Konfrontasi also became the first test of our loyalty to Singapore - and to then Malaysia of which we were a part.

The Indonesian soldiers who infiltrated Singapore to carry out the bombings were all of Malay stock. Some could have well been relatives of Malays who had migrated to Singapore from Java before the Japanese invasion in 1942.

I recall the swirl of talk in the kampung then: What should the Malays do if the saboteurs came to them to seek refuge? Should we provide food and shelter, or should we surrender them to the authorities?

Those conversations inevitably ended with the same decision: To hand over any infiltrator or wandering saboteur to the authorities.

This was no easy decision, given our kinship ties.

My father's only sister lived with her family in Indonesia. But he lost contact with her because of Konfrontasi; they renewed contact years later, in 1971.

All that was over four decades ago. Now, the Indonesian military plans to name a navy ship after the two marines who had bombed MacDonald House and struck terror in Singapore.

We may not be the families of those who died or were injured in the bombing, but as Singaporeans, we feel outraged by the move to honour two terrorists by naming a vessel after them.

According to Indonesian Armed Forces chief General Moeldoko, the decision to name the ship was made in December 2012 with no intention to stir emotions.

But surely there are hundreds of Indonesian heroes whose names can be chosen for the vessel. Why pick the names of the two marines, when this would only open up old wounds?

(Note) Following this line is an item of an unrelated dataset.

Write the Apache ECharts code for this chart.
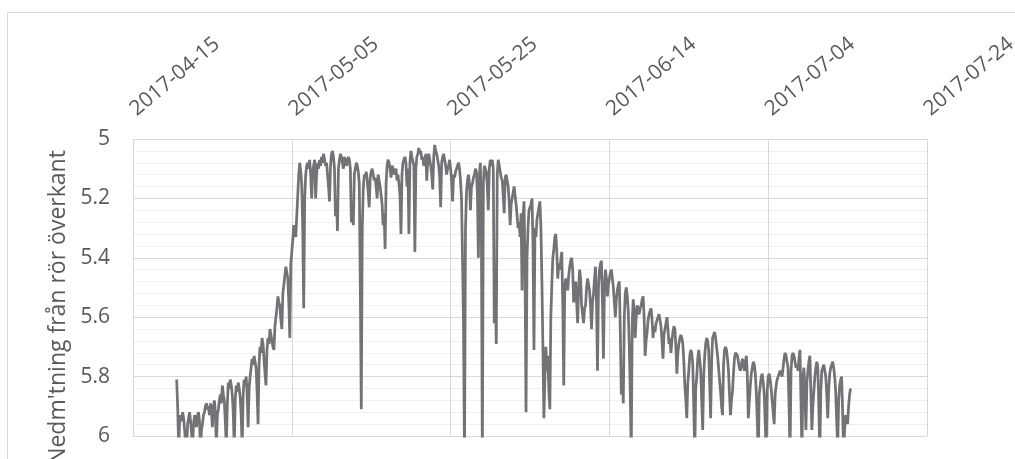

Survivor of 1965 MacDonald House bombing tells his story
By Rennie Whang, The New Paper, 12 Feb 2014

When a bomb went off at MacDonald House on March 10, 1965, Mr Zainal Kassim (above), then 26, was badly injured.

He said: “I was bleeding all over... My head had swelled to double its size, like a watermelon."



Last week, he was stunned to hear news of Indonesia naming a navy ship after the two men responsible for the attack.

Mr Zainal, now 75, said: “I was hurt because these men planted a bomb and other people were killed and injured. These are innocent people.”

Three people died and 33 were injured in the incident.